The last game is probably the most interesting of the series. Alphastar has been restricted to use only the in-game camera. This simulates the visual information that a human player can collect being restricted to use a PC screen.
Alphastar starts with a strong decision making, he sacrifices an oracle to kill two sentries. I don’t think because of how neural network work that he knows the value of the single units but he probably knows that doing that trade will increase his percentage of victory.

Mana, on the other hand, shows that he is learning from Alphastar! He decides to oversaturate his base with probes and probably starting to questioning the assumption that 16 probes per base are the optimal number.

Alphastar dominates the early phases of the game building a certain advantage on his opponent and it looks like because of his perfect micromanagement the last game will finish like the previous.

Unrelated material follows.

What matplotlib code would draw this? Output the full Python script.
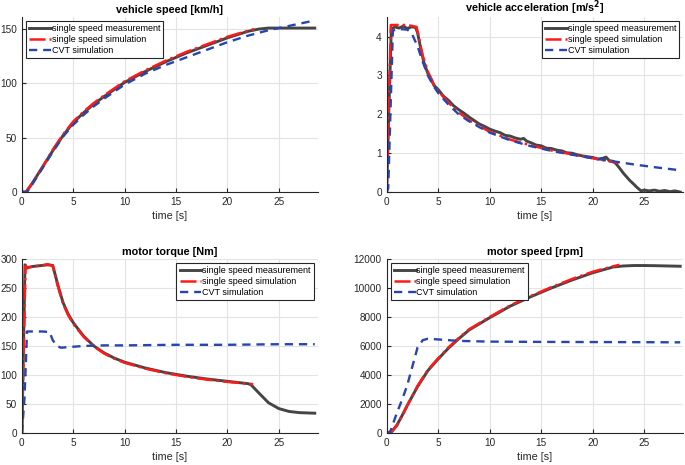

Alphastar at this point adds a third base on his economy increasing the number of things that he has to control while Mana scouts perfectly and decides to stay on two bases.

Mana offense does some damage but because of his inferior economy, he needs to make something happen soon in order to close the game.

He goes for a war-prism immortals drop on Alphastar main base while the AI was organizing an offense and there something goes wrong.

Every player would stop this type of harassment splitting his army into two groups or producing an air unit that can prevent the prism to drop further units. Alphastar decides to move back his entire army and he does it multiple times while Mana was simply inflicting some damages pickup the immortal with the prism and leave for few seconds.

Alphastar looks like in a kind of loop and starts to take a series of poor decisions that allows Mana to buy more time and build an Army that despite Alphastar superior micro-management cannot simply being beaten.

The final score is 5:1 but in my mind is 0:1 and I’m eager to see other matches where the AI is put in the same conditions of a human player.

Is Alphastar really impressive? Yes, it’s far better than every Starcraft II AI that I’ve seen and the AI is actually challenging the meta of the game.

But I don’t think at this stage Alphastar is far better than one of the top 5 Protoss players in the world. 
Do not misunderstand me, Alphastar will start to consistently beat every opponent even when put in the same conditions of a human player (limited vision and capped EPM). But for now, after a strong early game, Alphastar starts to show few limitations. Perfect micro-management cannot replace the need to take complex decisions and longers are the games more complex they are.